The chat examples in the "llama.cpp" repository expect the model to be placed inside a folder named "llama-7b" within the "models" directory.
The !mkdir command creates the "llama-7b" folder inside the "models" directory.
The !mv command moves the quantized model ggml-model-q4_0.gguf into the newly created "llama-7b" directory.

In [None]:
# now just copy the below code and paste it into the terminal to chat with llama2-7b
./examples/chat.sh


# the example named the model bob through a prompt, but you can use other code to run your own prompt for example: 
./main -m models/llama-7b/ggml-model-q4_0.gguf -n -1 --color -r "User:" --in-prefix " " -i -p \
'User: Hi
AI: Hello. I am an AI chatbot. Would you like to talk?
User: Sure!
AI: What would you like to talk about?
User:'

#  copy and paste the above code in the terminal, make sure your in the llama.cpp folder when running

# Unfortunatly, you can't run the model in the notebook. if you try running it, it'll run and stay on but since the model requires input and this notebook doesn't have a way to
# send input to the terminal while it runs, its not possible.

Description:
This cell provides commands to chat with the "llama2-7b" model:

The initial comment instructs users to copy the ./examples/chat.sh command and execute it in a terminal to start a chat session with the model.
A note mentions that the provided example names the model as "bob" in the chat prompt. However, if users want to customize the chat prompt, they can use an alternative command that specifies a different conversation format.
The ./main command provided is a more detailed way to start a chat session, specifying model parameters and an initial chat prompt. The given conversation format sets up an initial greeting between the user and the AI model.
A cautionary note clarifies that the model cannot be run directly in the notebook. This is because the model requires real-time user input, which can't be provided within the notebook's interface.

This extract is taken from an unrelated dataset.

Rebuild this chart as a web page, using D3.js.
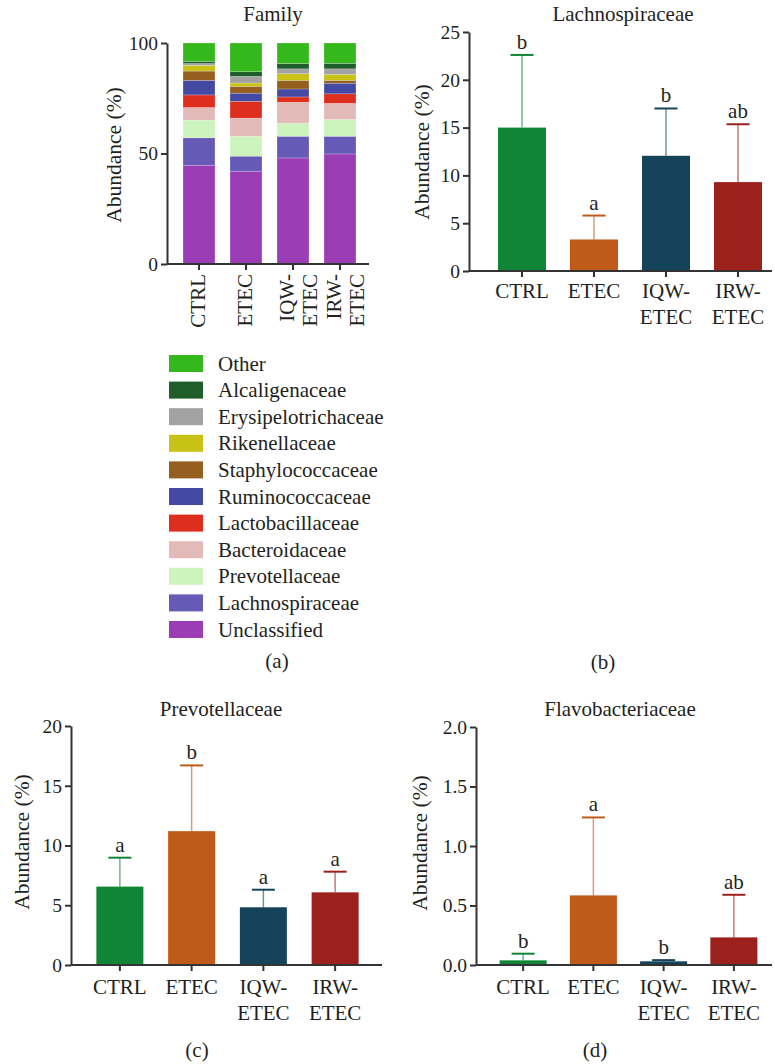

Thus, users are encouraged to run the model in a terminal.
Let's move on to the content of the twentieth (and final) cell.

In [None]:
# you can run the model in the terminal and then run this block to see how gpu usage running the model takes. 
# acording to the info, it takes about 370MB of the GPU to run the model
!nvidia-smi

Description:
This cell allows users to monitor GPU usage while the model is running:

The comments suggest that after running the model in a terminal, users can execute this cell to observe the GPU resource utilization.
The provided information mentions that, based on previous observations, the model takes up about 370MB of the GPU memory when running.
The !nvidia-smi command, which we've seen earlier in the notebook, provides detailed statistics about the GPU's status, including memory usage, temperature, and more.